Given a dynamical system $(X,\mathcal{B},\mu,T) $ where $X$ is a space, $B$ is borel $\sigma$-algebra, $\mu$ is a probability measure and $T$ is a $\mu$ invariant transformation i.e. $\mu(T^{-1}(A)=\mu(A)$.
Now let $\tau_A(x)=\min\{n:T^nx \in A, n \in \mathbb{N} \} $ i.e the first hitting or return time.
In the proof of a theorem I cant quite follow the first few lines where a relationship between the hitting time and return time is constructed. Its probably very easy but I just cant see the reasoning. This is:
Let $n\geq 1$ be an integer. The disjoint union $$ \{\tau_A \leq n \}= \{\tau_A \circ T \leq n-1 \} \cup T^{-1}(A \cap \{\tau_A > n-1\}) $$ gives using the invariance of the measure $$ \mu(\tau_A=n)=\mu(A \cap\{\tau_A \geq n\}) $$
I am just a little confused about the disjoint union on the RHS is equal to the LHS and then how we obtain the second statement from this. Any help is greatly appreciated.

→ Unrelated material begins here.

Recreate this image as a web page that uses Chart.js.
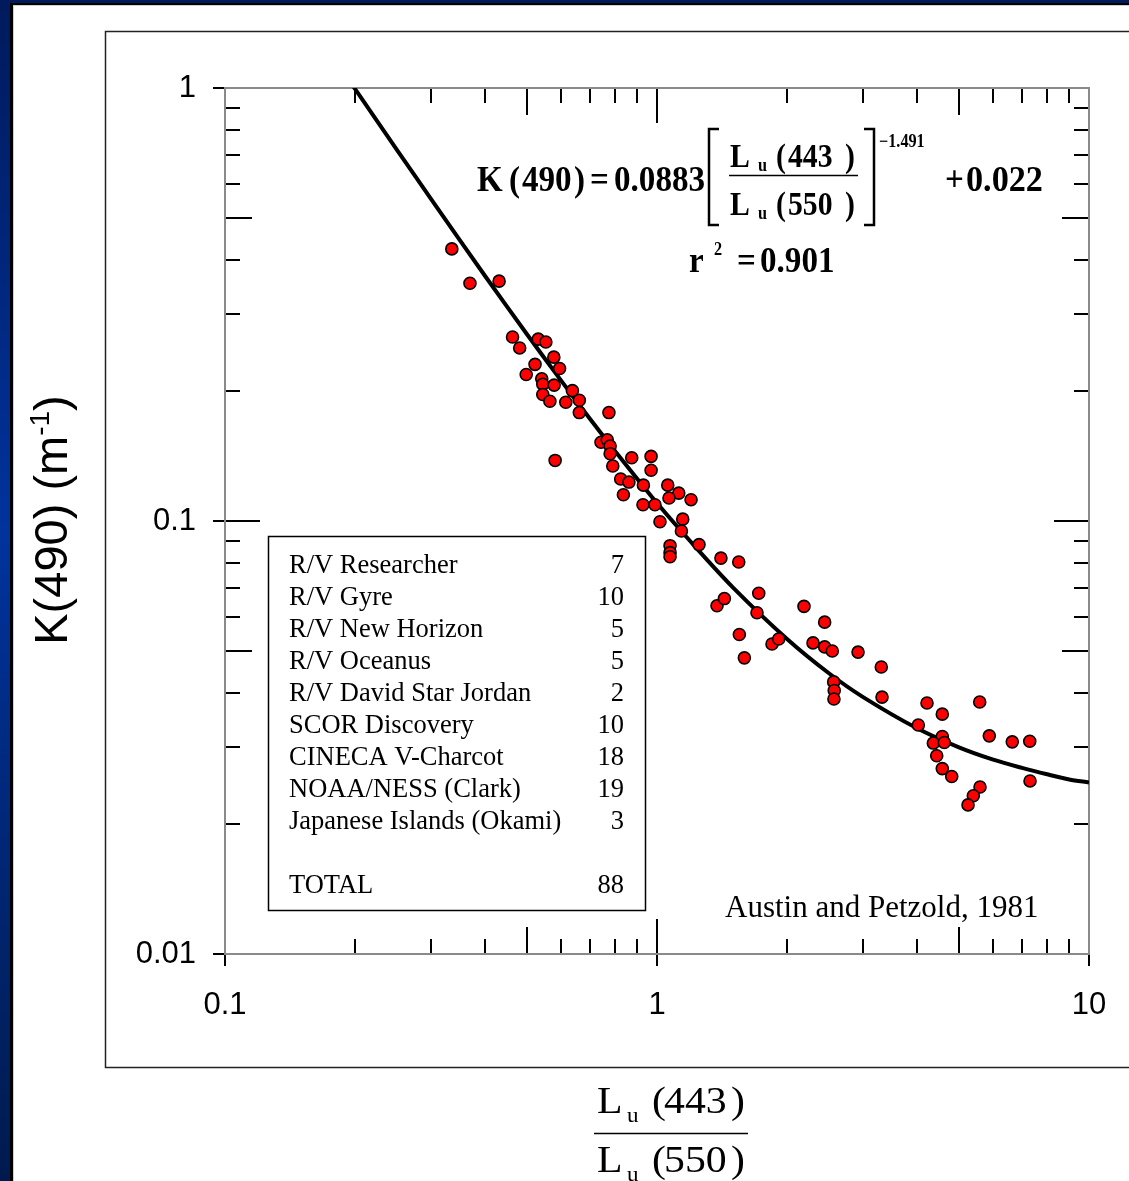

This is using the version of $\mathbb N$ that does not include $0$.
$\tau_A(x) \le n$ means $T^k x \in A$ for some $k$, $1 \le k \le n$.
First case: there is such a $k \ge 2$. That says $T^{k-1}(T x) \in A$, where $1 \le k-1 \le n-1$, i.e. $\tau_A(Tx) \le n-1$.
The other possibility is that there is no such $k \ge 2$, but only $k = 1$. That says $Tx$ itself is in $A$, but the next $n-1$ iterates are not in $A$, so $\tau_A(Tx) > n-1$, i.e. $x \in T^{-1} (A \cap \{\tau_A > n-1\})$.
We can also write $\{\tau_A \circ T \le n-1\}$ as $T^{-1}\{\tau_A \le n-1\}$
So we have
$$ \eqalign{\mu(\tau_A \le n) &= \mu(T^{-1}\{\tau_A \le n-1\}) + \mu(T^{-1} (A \cap \{\tau_A > n-1\})\cr &= \mu\{\tau_A \le n-1\} + \mu(A \cap \{\tau_A > n-1\})}$$ and thus $$ \mu(\tau_A = n) = \mu(\tau_A \le n) - \mu(\tau_A \le n-1) = \mu(A \cap \{\tau_A > n-1\})$$